O referendo na Grécia: uma análise exaustiva
Volvidos muitos meses desde o início das negociações e a escassos dias do país entrar em incumprimento com os “credores”, foi apresentada à Grécia uma proposta com a adjetivação de definitiva mas que, entretanto, diversas vozes oficiais e oficiosas vieram já garantir assim não o ser, que ainda há “margem de manobra”, dizem. Estas declarações muito nervosas surgem após o anúncio de um referendo a esta proposta por parte do governo grego. Aliás o nervosismo parece ser característica endémica por parte das instituições internacionais que se comportam claramente como representantes aflitos dos interesses dos “credores”, essa massa intangível de coisa desconhecida e vil.
A proposta, muito melhor do que a apresentada a qualquer outro país intervencionado, incluindo Portugal, o que, por si só, demonstra, para lá de qualquer argumentação, a vantagem da negociação relativamente à aceitação obediente dos ditames externos, não deixa de estar carregada de austeridade e de amarrar o povo grego a uma espiral de dívida e de recessão. Bem entendido, outra coisa diversa não seria de esperar. Não está na sua natureza. Perante tal proposta o governo grego decidiu colocar a sua decisão de aceitação ou não nas mãos do seu povo.
O referendo é democraticamente inatacável. A democracia tem isto mesmo: ouvir a voz do povo resolve qualquer contenda, legitima qualquer decisão, para além de qualquer dúvida. Posto isto, devo dizer que a decisão de referendar este acordo é uma das atitudes moralmente e politicamente mais covardes de que há memória. O povo grego vê-se confrontado com uma decisão após meses de impasse e de incerteza, após anos de insegurança relativamente ao seu presente e ao seu futuro. Onde está a sua liberdade de escolha? É lamentável e, repito, covarde que o governo grego não assuma claramente a sua posição e procure, assim, um bode-expiatório para retomar nas suas próprias mãos a política de austeridade, numa procura permanente e imatura de popularidade e aceitação das massas.
Parece que apela ao não neste referendo, como não poderia deixar de ser pois caso contrário cairia definitivamente a máscara que o conduziu ao poder, mas deixo aqui algumas interrogações. O que acontecerá se o sim ganhar? Demitir-se-á o governo? Prosseguirá a austeridade ou entregará essa tarefa aos outros que o antecederam? Com que premissas é que afinal foi eleito?

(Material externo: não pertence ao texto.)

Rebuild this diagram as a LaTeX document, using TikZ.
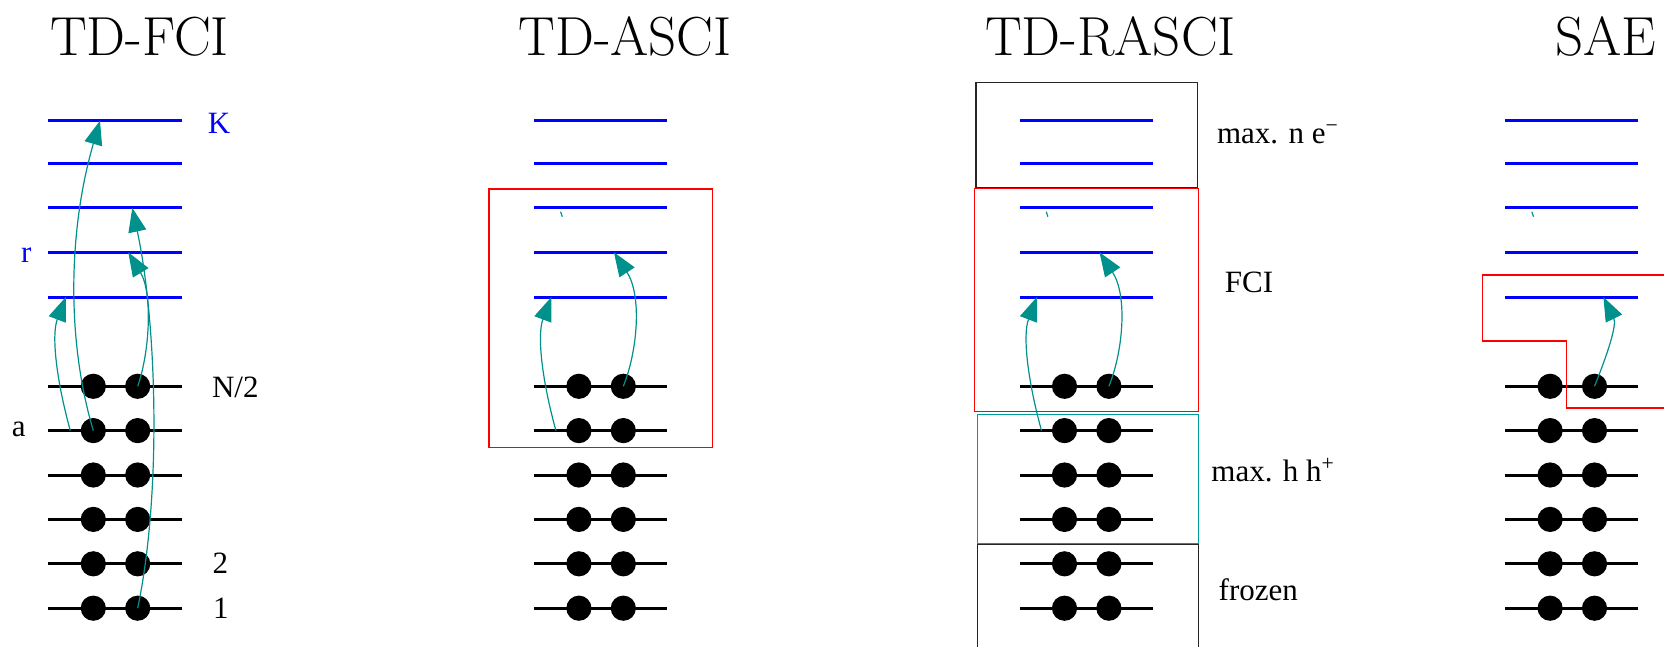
\documentclass[tikz,border=0pt]{standalone}
\usepackage{fontspec}
\usepackage{tikz}
\usetikzlibrary{arrows.meta}
\newfontfamily\lblfont{Liberation Serif}
\definecolor{exctl}{RGB}{0,145,140}
\definecolor{rasteal}{RGB}{0,155,155}

\begin{document}
\begin{tikzpicture}[x=0.5pt, y=-0.5pt,
  virt/.style={draw=blue, line width=1.5pt},
  occ/.style={draw=black, line width=1.5pt},
  elec/.style={circle, fill=black, minimum size=12.6pt, inner sep=0pt},
  exc/.style={-{Triangle[length=12pt, width=9pt]}, draw=exctl, line width=0.6pt},
  space/.style={line width=0.75pt},
  title/.style={font=\fontsize{27.5}{32}\selectfont, anchor=base, inner sep=0pt},
  lab/.style={font=\lblfont\fontsize{15.5}{18}\selectfont, anchor=base, inner sep=0pt}
]
\useasboundingbox (0,0) rectangle (1664,647);

\node[title] (t-fci) at (139.5,55.5) {TD-FCI};
\node[title] (t-asci) at (625,55.5) {TD-ASCI};
\node[title] (t-rasci) at (1110.5,55.5) {TD-RASCI};
\node[title] (t-sae) at (1605.5,55.5) {SAE};

\foreach \c in {1,...,4} {
  \pgfmathsetmacro{\xo}{48.3+485.6*(\c-1)}
  \foreach \k/\y in {0/120.7,1/163.8,2/207.9,3/252.3,4/297.0}
    \draw[virt] (\xo,\y) -- (\xo+133.3,\y);
  \foreach \k/\y in {6/386.3,7/430.6,8/475.0,9/519.4,10/563.8,11/608.2} {
    \draw[occ] (\xo,\y) -- (\xo+133.3,\y);
    \node[elec] (e\c-\k-1) at (\xo+45,\y) {};
    \node[elec] (e\c-\k-2) at (\xo+89.4,\y) {};
  }
}

% excitations
\coordinate (fci-a) at (70.3,430.6);
\coordinate (fci-4) at (65.8,297.0);
\coordinate (fci-K) at (100,120.7);
\coordinate (fci-r) at (128.3,252.3);
\coordinate (fci-2) at (132.3,207.9);
\draw[exc] (fci-a) .. controls (56.3,380) and (51.3,335) .. (fci-4);
\draw[exc] (e1-7-1.center) .. controls (66.3,340) and (68.3,230) .. (fci-K);
\draw[exc] (e1-6-2.center) .. controls (150.3,350) and (152.3,292) .. (fci-r);
\draw[exc] (e1-11-2.center) .. controls (162.3,490) and (156.3,320) .. (fci-2);

\coordinate (asci-a) at (555.9,430.6);
\coordinate (asci-4) at (551.4,297.0);
\coordinate (asci-3) at (613.9,252.3);
\coordinate (asci-t1) at (560.6,211.7);
\coordinate (asci-t2) at (562.3,216.7);
\draw[exc] (asci-a) .. controls (541.9,380) and (536.9,335) .. (asci-4);
\draw[exc] (e2-6-2.center) .. controls (637.9,350) and (641.9,295) .. (asci-3);
\draw[exctl, line width=0.6pt] (asci-t1) -- (asci-t2);

\coordinate (ras-a) at (1041.5,430.6);
\coordinate (ras-4) at (1037,297.0);
\coordinate (ras-3) at (1099.5,252.3);
\coordinate (ras-t1) at (1046.2,211.7);
\coordinate (ras-t2) at (1047.9,216.7);
\draw[exc] (ras-a) .. controls (1027.5,380) and (1022.5,335) .. (ras-4);
\draw[exc] (e3-6-2.center) .. controls (1123.5,350) and (1127.5,295) .. (ras-3);
\draw[exctl, line width=0.6pt] (ras-t1) -- (ras-t2);

\coordinate (sae-4) at (1603.4,297.0);
\coordinate (sae-t1) at (1531.8,211.7);
\coordinate (sae-t2) at (1533.5,216.7);
\draw[exc] (e4-6-2.center) .. controls (1607.1,355) and (1617.1,325) .. (sae-4);
\draw[exctl, line width=0.6pt] (sae-t1) -- (sae-t2);

% active spaces
\draw[space, red] (489,189) rectangle (712.7,447.7);
\draw[space, black!85] (976,82.3) rectangle (1197.3,187.3);
\draw[space, red] (974.3,188.7) rectangle (1198.3,411.3);
\draw[space, rasteal] (977.3,414.3) rectangle (1198.3,543.3);
\draw[space, black!85] (977.3,544.7) rectangle (1198.3,690);
\draw[space, red] (1700,275) -- (1482.3,275) -- (1482.3,341) -- (1566.7,341) -- (1566.7,408) -- (1700,408);

\node[lab, text=blue] (l-K) at (219,133.3) {K};
\node[lab, text=blue] (l-r) at (26.3,262.7) {r};
\node[lab] (l-N2) at (235.3,397) {N/2};
\node[lab] (l-a) at (18.8,436) {a};
\node[lab] (l-2) at (220.3,573.3) {2};
\node[lab] (l-1) at (220.8,618) {1};

\node[lab, anchor=base west] (l-ne) at (1216.7,143) {max. n e\textsuperscript{−}};
\node[lab] (l-fci) at (1249,292) {FCI};
\node[lab, anchor=base west] (l-hh) at (1211,481) {max. h h\textsuperscript{+}};
\node[lab, anchor=base west] (l-frozen) at (1218.3,600) {frozen};

\end{tikzpicture}
\end{document}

Não existe aqui, nesta crítica, qualquer incongruência da minha parte. Louvo a atitude deste governo em fazer o que mais nenhum país europeu fez e o que poucos mundialmente fizeram: negociar perante as instituições internacionais de abutres. Louvo e continuarei a louvar. Trata-se de uma atitude patriota que qualquer governo patriota tomaria independentemente do seu posicionamento político. Entendo, porém, que este governo, suportado numa coligação entre partidos antípodas, revela-se ideologicamente esvaziado. Mediaticamente opõe-se à austeridade alemã mas perdurou, meses a fio, na procura de um acordo de financiamento. Por que acordo esperava afinal? Não se percebe muito bem qual o fim que este governo grego procurava. Ao mesmo tempo diz não querer sair deste euro que asfixia a Grécia e que é o principal responsável pela dimensão da sua dívida. Com efeito, em nenhum momento rasgou nem com esta moeda, nem com os parceiros europeus que, ao invés de apoiarem a Grécia, ofendem-na, achincalham-na e humilham-na em pleno processo negocial numa base diária. Não se percebe qual é o plano.
O Syriza é o representante desta “nova” esquerda, que noutros países tem nomes diferentes, que é lesta e assertiva no diagnóstico aos problemas do capitalismo, e com o qual todos nós, os de esquerda, concordamos, mas depois, quando lhe é concedida a oportunidade de tomar o destino dos seus povos em mãos, não sabe bem o que fazer. Tem medo das experiências do comunismo e do seu legado e rejeita-as dogmaticamente porque receia o que o povo pensará deles se não o fizer mas, nesse processo, cola-se às estruturas do capitalismo, às estruturas de consolidação do poder burguês que governa as sociedades. Esta esquerda não sabe o que fazer, nem sabe bem o que quer, não sabe por onde caminhar e, por isso mesmo, dá um mau nome à esquerda, isto é, concorre para a sua difamação e para o alimentar dos chavões cuspidos desde o outro lado.
Falta bagagem a esta esquerda. Falta-lhe passado. Falta-lhe compreensão histórica e entendimento. Falta-lhe fazer as pazes com a história para poder corrigir os erros cometidos e poder trilhar um caminho desconhecido mas a passos sólidos. Falta-lhe futuro.